JOB.
Make an exact copy of the lines, leaving the pictures out.

RECORDS.
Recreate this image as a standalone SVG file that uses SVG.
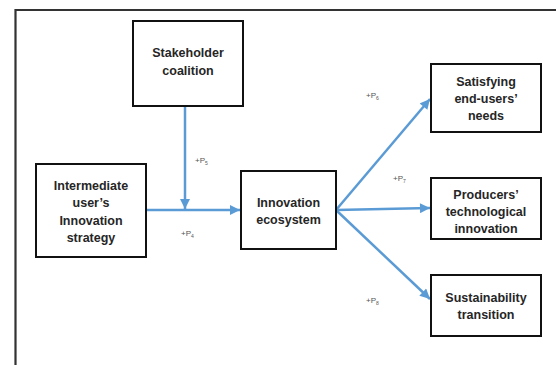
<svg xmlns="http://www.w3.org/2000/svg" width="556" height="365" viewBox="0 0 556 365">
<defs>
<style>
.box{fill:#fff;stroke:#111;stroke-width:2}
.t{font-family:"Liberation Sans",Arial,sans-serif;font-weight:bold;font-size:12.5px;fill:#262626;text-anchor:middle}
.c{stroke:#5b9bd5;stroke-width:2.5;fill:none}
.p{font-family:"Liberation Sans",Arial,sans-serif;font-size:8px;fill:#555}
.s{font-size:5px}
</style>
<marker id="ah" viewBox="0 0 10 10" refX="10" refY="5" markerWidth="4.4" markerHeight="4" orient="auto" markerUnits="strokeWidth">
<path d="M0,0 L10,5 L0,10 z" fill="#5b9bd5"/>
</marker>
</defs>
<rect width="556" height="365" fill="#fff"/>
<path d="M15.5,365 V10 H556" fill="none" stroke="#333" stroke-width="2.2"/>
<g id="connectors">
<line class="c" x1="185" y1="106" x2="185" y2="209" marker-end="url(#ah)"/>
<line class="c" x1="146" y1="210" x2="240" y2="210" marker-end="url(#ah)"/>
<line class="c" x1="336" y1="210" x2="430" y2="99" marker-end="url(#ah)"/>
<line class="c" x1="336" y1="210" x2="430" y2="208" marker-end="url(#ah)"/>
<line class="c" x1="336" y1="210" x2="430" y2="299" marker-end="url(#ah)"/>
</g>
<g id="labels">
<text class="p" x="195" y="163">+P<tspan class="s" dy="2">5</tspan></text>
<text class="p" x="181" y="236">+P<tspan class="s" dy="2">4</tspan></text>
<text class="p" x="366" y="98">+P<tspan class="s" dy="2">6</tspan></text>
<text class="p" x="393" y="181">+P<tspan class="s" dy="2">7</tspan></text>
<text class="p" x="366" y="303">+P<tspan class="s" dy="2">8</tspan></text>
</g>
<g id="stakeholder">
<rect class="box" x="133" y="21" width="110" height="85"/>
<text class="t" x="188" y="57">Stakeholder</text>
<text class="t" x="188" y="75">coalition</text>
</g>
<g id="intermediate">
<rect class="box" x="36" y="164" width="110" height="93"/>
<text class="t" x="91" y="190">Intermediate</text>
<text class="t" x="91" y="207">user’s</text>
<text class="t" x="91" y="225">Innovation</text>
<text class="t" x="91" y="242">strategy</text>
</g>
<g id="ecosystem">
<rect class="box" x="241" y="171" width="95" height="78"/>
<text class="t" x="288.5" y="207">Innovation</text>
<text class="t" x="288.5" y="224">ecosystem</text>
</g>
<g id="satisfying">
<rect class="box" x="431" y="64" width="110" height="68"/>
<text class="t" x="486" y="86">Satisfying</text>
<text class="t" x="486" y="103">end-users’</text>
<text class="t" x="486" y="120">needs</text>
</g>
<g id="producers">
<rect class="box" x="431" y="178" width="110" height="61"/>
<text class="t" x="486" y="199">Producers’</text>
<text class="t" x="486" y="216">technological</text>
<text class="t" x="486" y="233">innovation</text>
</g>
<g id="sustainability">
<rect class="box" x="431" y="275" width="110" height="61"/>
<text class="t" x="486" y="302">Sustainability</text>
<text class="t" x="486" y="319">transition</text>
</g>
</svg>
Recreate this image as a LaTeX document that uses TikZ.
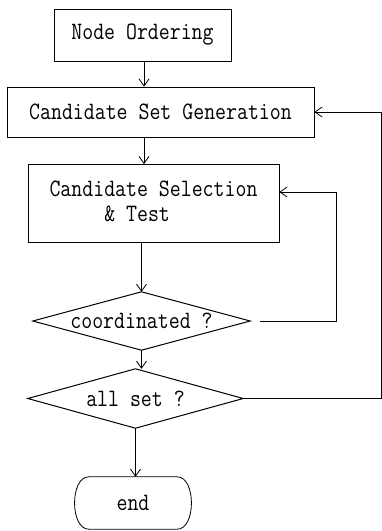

FINISHED TASK.
Recreate this image as a standalone SVG file that uses SVG.
<svg xmlns="http://www.w3.org/2000/svg" width="556" height="365" viewBox="0 0 556 365">
<defs>
<style>
.box{fill:#fff;stroke:#111;stroke-width:2}
.t{font-family:"Liberation Sans",Arial,sans-serif;font-weight:bold;font-size:12.5px;fill:#262626;text-anchor:middle}
.c{stroke:#5b9bd5;stroke-width:2.5;fill:none}
.p{font-family:"Liberation Sans",Arial,sans-serif;font-size:8px;fill:#555}
.s{font-size:5px}
</style>
<marker id="ah" viewBox="0 0 10 10" refX="10" refY="5" markerWidth="4.4" markerHeight="4" orient="auto" markerUnits="strokeWidth">
<path d="M0,0 L10,5 L0,10 z" fill="#5b9bd5"/>
</marker>
</defs>
<rect width="556" height="365" fill="#fff"/>
<path d="M15.5,365 V10 H556" fill="none" stroke="#333" stroke-width="2.2"/>
<g id="connectors">
<line class="c" x1="185" y1="106" x2="185" y2="209" marker-end="url(#ah)"/>
<line class="c" x1="146" y1="210" x2="240" y2="210" marker-end="url(#ah)"/>
<line class="c" x1="336" y1="210" x2="430" y2="99" marker-end="url(#ah)"/>
<line class="c" x1="336" y1="210" x2="430" y2="208" marker-end="url(#ah)"/>
<line class="c" x1="336" y1="210" x2="430" y2="299" marker-end="url(#ah)"/>
</g>
<g id="labels">
<text class="p" x="195" y="163">+P<tspan class="s" dy="2">5</tspan></text>
<text class="p" x="181" y="236">+P<tspan class="s" dy="2">4</tspan></text>
<text class="p" x="366" y="98">+P<tspan class="s" dy="2">6</tspan></text>
<text class="p" x="393" y="181">+P<tspan class="s" dy="2">7</tspan></text>
<text class="p" x="366" y="303">+P<tspan class="s" dy="2">8</tspan></text>
</g>
<g id="stakeholder">
<rect class="box" x="133" y="21" width="110" height="85"/>
<text class="t" x="188" y="57">Stakeholder</text>
<text class="t" x="188" y="75">coalition</text>
</g>
<g id="intermediate">
<rect class="box" x="36" y="164" width="110" height="93"/>
<text class="t" x="91" y="190">Intermediate</text>
<text class="t" x="91" y="207">user’s</text>
<text class="t" x="91" y="225">Innovation</text>
<text class="t" x="91" y="242">strategy</text>
</g>
<g id="ecosystem">
<rect class="box" x="241" y="171" width="95" height="78"/>
<text class="t" x="288.5" y="207">Innovation</text>
<text class="t" x="288.5" y="224">ecosystem</text>
</g>
<g id="satisfying">
<rect class="box" x="431" y="64" width="110" height="68"/>
<text class="t" x="486" y="86">Satisfying</text>
<text class="t" x="486" y="103">end-users’</text>
<text class="t" x="486" y="120">needs</text>
</g>
<g id="producers">
<rect class="box" x="431" y="178" width="110" height="61"/>
<text class="t" x="486" y="199">Producers’</text>
<text class="t" x="486" y="216">technological</text>
<text class="t" x="486" y="233">innovation</text>
</g>
<g id="sustainability">
<rect class="box" x="431" y="275" width="110" height="61"/>
<text class="t" x="486" y="302">Sustainability</text>
<text class="t" x="486" y="319">transition</text>
</g>
</svg>
Recreate this image as a LaTeX document that uses TikZ.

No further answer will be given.